Lord Edward Thynne (23 January 1807 – 4 February 1884) was an English nobleman. After a short career as an army officer, he sat in the House of Commons for two periods, separated by 26 years, and opposed parliamentary reform on both occasions.
A duellist and philanderer who outlived his two wives, Thynne gambled away his own wealth and that of his first wife. In 1881, the aged Thynne was described by Vanity Fair magazine as a "hoary old reprobate".
Thynne was the 8th child of Thomas Thynne, 2nd Marquess of Bath and Isabella Byng, daughter of the 4th Viscount Torrington. He was educated at Charterhouse and then matriculated in 1825 to Oriel College, Oxford. After graduating with a Bachelor of Arts degree in March 1828, he was commissioned in April 1828 as a second lieutenant in the Duke of York's rifle corps.

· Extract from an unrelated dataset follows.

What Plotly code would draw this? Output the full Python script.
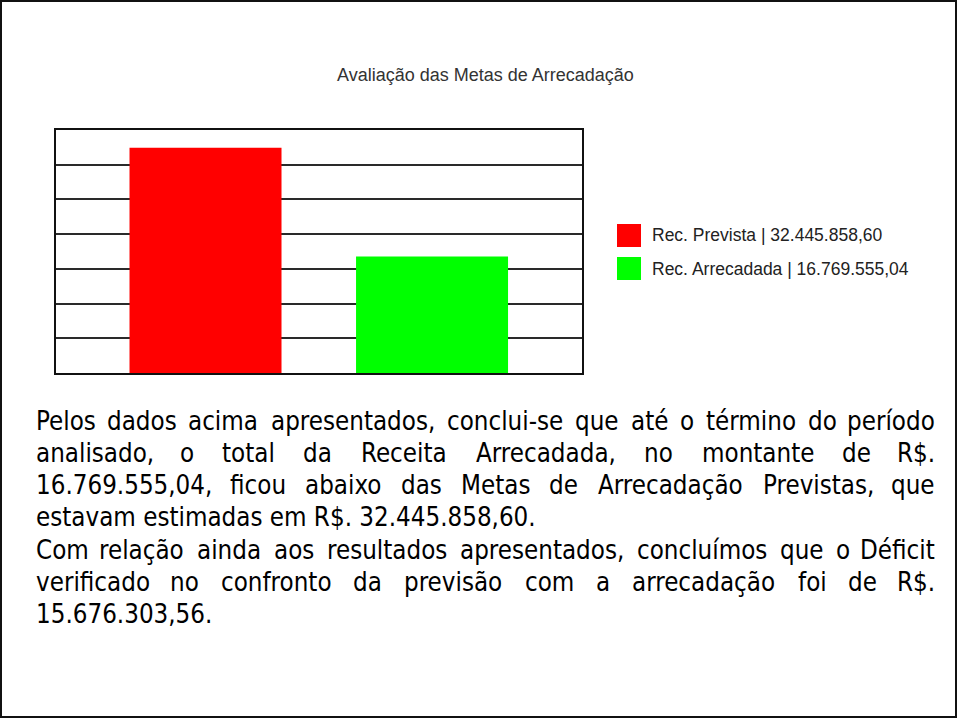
import plotly.graph_objects as go

# ---------------- data ----------------
categories = ["Rec. Prevista", "Rec. Arrecadada"]
values = [32445858.60, 16769555.04]
bar_colors = ["#ff0000", "#00ff00"]
chart_title = "Avaliação das Metas de Arrecadação"
y_max = 35000000
y_step = 5000000

W, H = 957, 718


def px(x):
    return x / W


def py(y):
    return 1 - y / H


def brl(v):
    s = f"{v:,.2f}"
    return s.replace(",", "_").replace(".", ",").replace("_", ".")


prevista, arrecadada = values
deficit = round(prevista - arrecadada, 2)

paragraph_lines = [
    ("Pelos dados acima apresentados, conclui-se que até o término do período", True),
    ("analisado, o total da Receita Arrecadada, no montante de R$.", True),
    (f"{brl(arrecadada)}, ficou abaixo das Metas de Arrecadação Previstas, que", True),
    (f"estavam estimadas em R$. {brl(prevista)}.", False),
    ("Com relação ainda aos resultados apresentados, concluímos que o Déficit", True),
    ("verificado no confronto da previsão com a arrecadação foi de R$.", True),
    (f"{brl(deficit)}.", False),
]

# approximate DejaVu Sans advance widths (units per 2048 em)
ADV = {
    " ": 651, "$": 1303, ",": 651, "-": 739, ".": 651, "|": 690,
    "A": 1401, "C": 1430, "D": 1577, "M": 1767, "P": 1235, "R": 1423,
    "a": 1255, "b": 1300, "c": 1126, "d": 1300, "e": 1260, "f": 721,
    "g": 1300, "h": 1298, "i": 569, "j": 569, "k": 1186, "l": 569,
    "m": 1995, "n": 1298, "o": 1253, "p": 1300, "q": 1300, "r": 842,
    "s": 1067, "t": 803, "u": 1298, "v": 1212, "w": 1675, "x": 1212,
    "y": 1212, "z": 1075,
}
BASE = {"á": "a", "ã": "a", "é": "e", "í": "i", "ç": "c", "ó": "o"}
COND = 0.9
FS = 25.7


def text_width(s):
    tot = 0
    for ch in s:
        c = BASE.get(ch, ch)
        if c.isdigit():
            tot += 1303
        else:
            tot += ADV.get(c, 1250)
    return tot / 2048 * FS * COND


fig = go.Figure()
fig.add_trace(go.Bar(
    x=categories, y=values, marker=dict(color=bar_colors, line=dict(width=0)),
    width=0.671, showlegend=False, hoverinfo="skip",
))

fig.update_layout(
    width=W, height=H, margin=dict(l=0, r=0, t=0, b=0),
    paper_bgcolor="white", plot_bgcolor="white",
    xaxis=dict(domain=[px(56), px(582)], range=[-0.66, 1.662], showticklabels=False,
               showgrid=False, zeroline=False, showline=True, linecolor="#111",
               linewidth=2, mirror=True, ticks=""),
    yaxis=dict(domain=[py(373), py(130)], range=[0, y_max], dtick=y_step,
               showticklabels=False, showgrid=True, gridcolor="#2a2a2a", gridwidth=2,
               zeroline=False, showline=True, linecolor="#111", linewidth=2,
               mirror=True, ticks=""),
    font=dict(family="Liberation Sans, Arial, sans-serif"),
)

annotations = []
shapes = []

# title
annotations.append(dict(
    text=chart_title, x=px(485), y=py(75), xref="paper", yref="paper",
    xanchor="center", yanchor="middle", showarrow=False,
    font=dict(family="Liberation Sans, Arial, sans-serif", size=18, color="#333"),
))

# manual legend
leg_tops = [224, 257]
for i, (cat, val, col) in enumerate(zip(categories, values, bar_colors)):
    t = leg_tops[i]
    shapes.append(dict(type="rect", xref="paper", yref="paper",
                       x0=px(617), x1=px(641), y0=py(t + 23), y1=py(t),
                       fillcolor=col, line=dict(width=0)))
    annotations.append(dict(
        text=f"{cat} | {brl(val)}", x=px(650), y=py(t + 11.5),
        xref="paper", yref="paper", xanchor="left", yanchor="middle",
        showarrow=False,
        font=dict(family="Liberation Sans, Arial, sans-serif", size=17.5, color="#222"),
    ))

# paragraph (justified)
X0, X1 = 34, 937
BASELINE0, PITCH = 428.5, 32.3
tfont = dict(family="DejaVu Sans Condensed, DejaVu Sans, sans-serif", size=FS, color="black")
for i, (line, just) in enumerate(paragraph_lines):
    yc = BASELINE0 + PITCH * i - 8
    if not just:
        annotations.append(dict(text=line, x=px(X0), y=py(yc), xref="paper", yref="paper",
                                xanchor="left", yanchor="middle", showarrow=False, font=tfont))
        continue
    words = line.split(" ")
    ws = [text_width(w) for w in words]
    gap = (X1 - X0 - sum(ws)) / (len(words) - 1)
    cur = X0
    for j, (w, ww) in enumerate(zip(words, ws)):
        if j == 0:
            xa, xx = "left", X0
        elif j == len(words) - 1:
            xa, xx = "right", X1
        else:
            xa, xx = "center", cur + ww / 2
        annotations.append(dict(text=w, x=px(xx), y=py(yc), xref="paper", yref="paper",
                                xanchor=xa, yanchor="middle", showarrow=False, font=tfont))
        cur += ww + gap

# page border
shapes.append(dict(type="rect", xref="paper", yref="paper",
                   x0=px(1), x1=px(956), y0=py(717), y1=py(1),
                   line=dict(color="#111", width=2), fillcolor="rgba(0,0,0,0)"))

fig.update_layout(annotations=annotations, shapes=shapes)

fig.write_html("out.html", config={"displayModeBar": False},
               post_script="document.body.style.margin='0px';")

He retired from the British Army in June 1830 when he married Elizabeth Mellish, the heir to a wealthy naval contractor. The novelist Emily Eden described him in a letter at that time as "totally unlike all the Thynnes I ever saw—full of fun and dashes out everything that comes into his head".
At the 1831 general election his father bought him a seat as Member of Parliament (MP) for the rotten borough of Weobley, alongside his brother Lord Henry Frederick Thynne. The borough was disenfranchised under the Reform Act 1832, which he and his brother had repeatedly voted against.